Good eye Kinda makes a guy wanna mag the $hit out of everything one more time. If you dont have a lot wraped up in the block you could pick up a junk yard 880 pretty cheep. The 1 ton and some 3/4 tons had a forged crank that would work fine in a budget 355 to 6500rpm. was this internal or external ballance? Why did you choose the Torker II? The short Vic jr and Team G flow a lot more with out loosing anything above 3500, while keeping the hood clearance down. Pretty common on short track builds. Usually when you see the Torker II it is required by the rules. If the Vic or TG leave a little room for a spacer maby use as much spacer as possible and port the entry / plenum.
Well, finally, after the #3 main cap crack debacle, I finally made some progress. Actually, a whole lot of progress.
Bottom end buttoned up:
Setting the timing pointer:
One head...
Two.
Going back home:
Finally bolted in:
Intake, carb, and headers:
Finally measured the pushrod length. Irritating that it's 7.200". I have a damn near brand new set of 7.100" hardened 0.080" wall 5/16" pushrods that I can't use anymore.

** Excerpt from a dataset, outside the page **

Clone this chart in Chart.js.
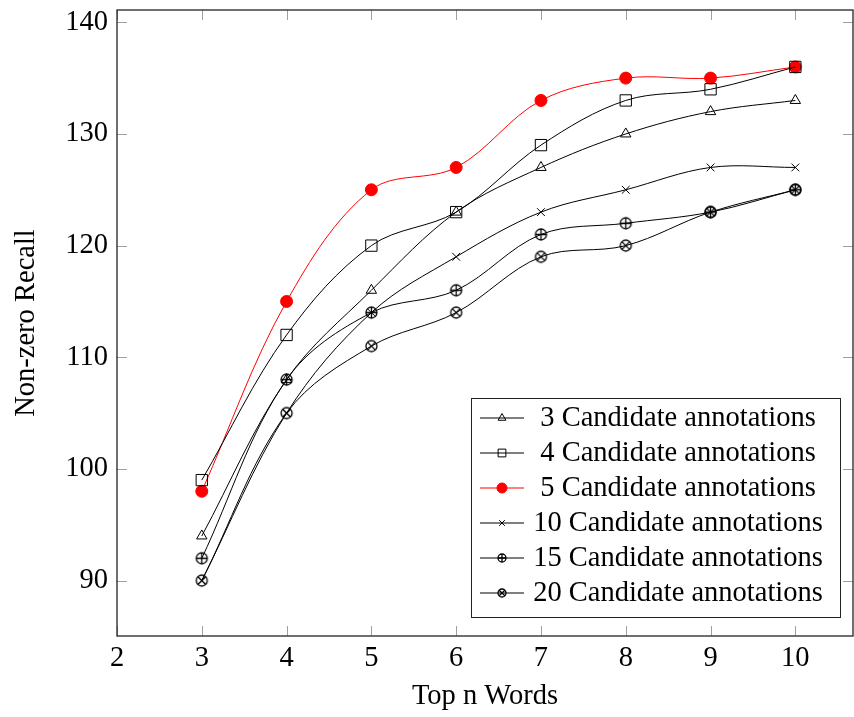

This is the "finished" product, mocked up on the stand.
I do need some new valve covers, but it's turning out to be a major pain to find a set. I'd really like a set with an oil fill hole and to be able to add -AN lines to both covers to a catch can. The search continues...
Last edited by Black89Z51; Feb 11, 2013 at 10:54 PM.
They are permiter bolt which works better with those AFR's....
BTW I see you bought the Pioneer SFI racing balancer I recomended... Looks good on there.
Will
I will definitely consider those. Thanks for that link.
And as far as the balancer, it's a really nice piece. I'm glad I listened to you on that one. Thank you very much for pointing me that way and saving me a couple hundred vs. another brand.
Got the car running and everything buttoned up. Had a friend start the car so I could set the timing and got that all squared away. Looked underneath to check everything.
Oil is POURING out of the bellhousing area. No idea what it could be, I was suspecting a loose oil galley plug, or something has gone horribly wrong with the rear main. Or the block is cracked.
So I pulled the transmission again, and that damn ZF is a heavy sucker. Looked like oil was coming from the right oil galley plug so I pulled the distributor and put in my priming tool and watched with a mirror. Sure enough, oil was dumping out of the right plug.
So I pulled the plug, this is what I found:
The machine shop had put this plug in the rear of the block. I believe these were used in boats in the front of the engine to squirt oil on the timing chain. Not a happy camper to have to do all that work for that little part.
Anyways, the everything is back together and buttoned up. Just have a few little minor things to do and then it goes in the trailer for tuning.